Dr. Jason Eberhart-Phillips isn’t the only one who should disapprove of a restriction included in the contract he was offered to become Spokane County’s next health officer. The residents who would have been his ultimate boss should object, too.
The absence of severance pay in the proposal is pretty much between the doctor and the board of the Spokane Regional Health District. But a requirement that he “seek the concurrence of the SRHD Board of Health prior to taking a public position on potentially controversial issues surrounding public health” was not in the community’s interest.
The district’s clumsy parting with former health officer Dr. Kim Thorburn two years ago still seems to be on the board’s mind. Thorburn, never one to conceal her views, had a relationship with her overseers that was prickly at times. That contributed to her dismissal, which was accompanied by $125,000 in severance pay.

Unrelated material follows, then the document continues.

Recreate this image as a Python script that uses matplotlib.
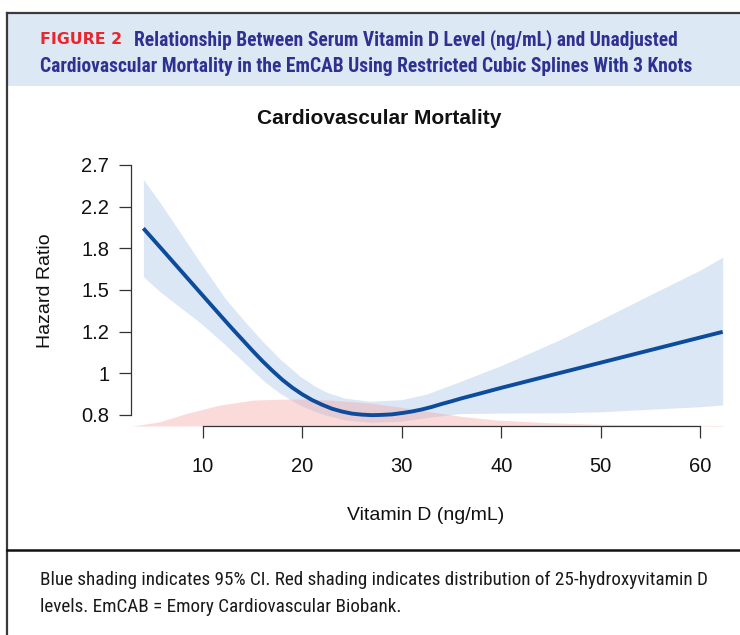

Thorburn’s firing had nothing to do with her credentials and capability. Rather, it was attributed to communication and administrative concerns. Gov. Chris Gregoire had appointed her chairperson of the state Board of Health, and even some of those doing the firing had complimentary words for her professional skill and expertise. Still, when the board convened at a forum to hear Thorburn make a public statement in her own behalf, it refused to let community members speak.
It’s been two years since Thorburn’s firing, and, as Dr. Ed Gray, health officer for Stevens, Pend Oreille and Ferry counties, predicted at the time, it has proved hard to fill a vacancy created under such circumstances. That’s evidenced by a paucity of candidates and Eberhart-Phillips’ decision to turn down the Spokane County offer.
The board, dominated by elected officials, is sensitive to public dissension. It’s no surprise that it might want to avoid discomfort like that sometimes wrought by Thorburn’s no-nonsense candor.
But politicians’ interest in shaping public perceptions can’t trump the community’s unfiltered access to frank talk about matters of public health. If that foments tension between the board and its health officer, better that it play out in public, so residents can reach their own conclusions. If it comes to terminating Thorburn’s successor, let it happen in the glow of full accountability.
It is unclear as to how fully the language of the proposed contract was intended to stifle Eberhart-Phillips, but the words, as drafted, speak volumes. They are likely to make the job even more difficult to fill.